Ukraine and Russian war revives war memories for the Jewish and Roma population
Ryan Oswald, Staff Reporter, The Pawprint
Trains taking young men east to war arrive in a station in Lviv and individuals are sending messages to wives and family before departure.
On the western end of the country, refugees hold onto hope of boarding a train to go somewhere safer, such as Poland, Hungary, or Slovakia.
The Roma Gypsies are among this amount of refugees fleeing from Kharkiv. The events happening in Lviv are summoning ghosts of Europe’s dark past.
The city is filled with civilians who’s parents or grandparents experienced the mass genocide during World War II. Tens of thousands of Roma were killed during this time as well.
A Roma grandfather takes time to explain the state of Lviv. He says, “Everything is burning. Everything is destroyed. No one is listening. No one wants to help us.”
Lviv was the scene of some of the most brutal murders of the Jewish population in the summer of 1941.

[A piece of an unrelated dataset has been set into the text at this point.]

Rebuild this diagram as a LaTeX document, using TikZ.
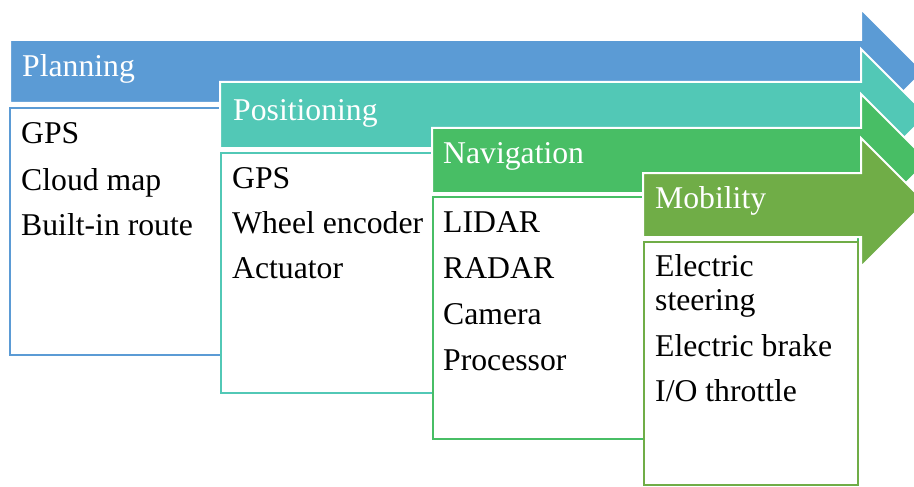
\documentclass[tikz,border=0pt]{standalone}
\usepackage{fontspec}
\setmainfont{Liberation Serif}
\definecolor{planC}{RGB}{91,155,213}
\definecolor{posC}{RGB}{82,200,182}
\definecolor{navC}{RGB}{72,190,101}
\definecolor{mobC}{RGB}{112,173,71}
\tikzset{
  band/.style={draw=white, line width=2pt, line join=miter},
  card/.style={fill=white, line width=2.5pt},
  title/.style={anchor=base west, inner sep=0pt, text=white, font=\fontsize{31.7}{34}\selectfont},
  item/.style={anchor=base west, inner sep=0pt, text=black, font=\fontsize{31.7}{34}\selectfont},
}
% stage arrow: colour, start x, shaft top, shaft bottom, head top, head bottom
\newcommand\stagearrow[6]{%
  \filldraw[band, fill=#1] (#2,#3) -- (861,#3) -- (861,#5)
    -- ({861+(#6-#5)/2},{(#5+#6)/2}) -- (861,#6) -- (861,#4) -- (#2,#4) -- cycle;}
\begin{document}
\begin{tikzpicture}[x=1pt,y=-1pt]
\useasboundingbox (0,0) rectangle (914,487);
\clip (0,0) rectangle (914,487);

% Planning
\stagearrow{planC}{10}{40}{103}{9}{134}
\draw[card, draw=planC] (10,108) rectangle (858,355);
\node[title] (t1) at (22,76.7) {Planning};
\node[item] (p1) at (21,143.3) {GPS};
\node[item] (p2) at (21,190) {Cloud map};
\node[item] (p3) at (21,235) {Built-in route};

% Positioning
\stagearrow{posC}{220}{82}{148}{49}{181}
\draw[card, draw=posC] (221,153) rectangle (858,393);
\node[title] (t2) at (233,120.7) {Positioning};
\node[item] (q1) at (232,188) {GPS};
\node[item] (q2) at (232,233) {Wheel encoder};
\node[item] (q3) at (232,278) {Actuator};

% Navigation
\stagearrow{navC}{432}{128}{193}{94}{228}
\draw[card, draw=navC] (433,197) rectangle (858,439);
\node[title] (t3) at (443,164) {Navigation};
\node[item] (r1) at (443,232.7) {LIDAR};
\node[item] (r2) at (443,278) {RADAR};
\node[item] (r3) at (443,324) {Camera};
\node[item] (r4) at (443,370) {Processor};

% Mobility
\stagearrow{mobC}{643}{173}{237}{138}{267}
\draw[card, draw=mobC] (644,242) rectangle (858,485);
\node[title] (t4) at (655,208) {Mobility};
\node[item] (s1) at (655,276.7) {Electric};
\node[item] (s2) at (655,310) {steering};
\node[item] (s3) at (655,356.7) {Electric brake};
\node[item] (s4) at (655,401.7) {I/O throttle};
\end{tikzpicture}
\end{document}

There’s now an estimated 1,500 Jews living in Lviv, but it’s guessed that the majority of them had already left Ukraine for safety.
It is also a place of comfort for the few remaining Holocaust survivors in Lviv. I met Tatiana Zabramnaya, 84, who remembers a childhood in a home filled with unspoken trauma.
“I asked my mum about the war – what, when and why – but she could not talk about it without trembling, without crying and asking not to reminded about the war. My uncle and my aunt were in Kyiv and my mother told me they were shot.”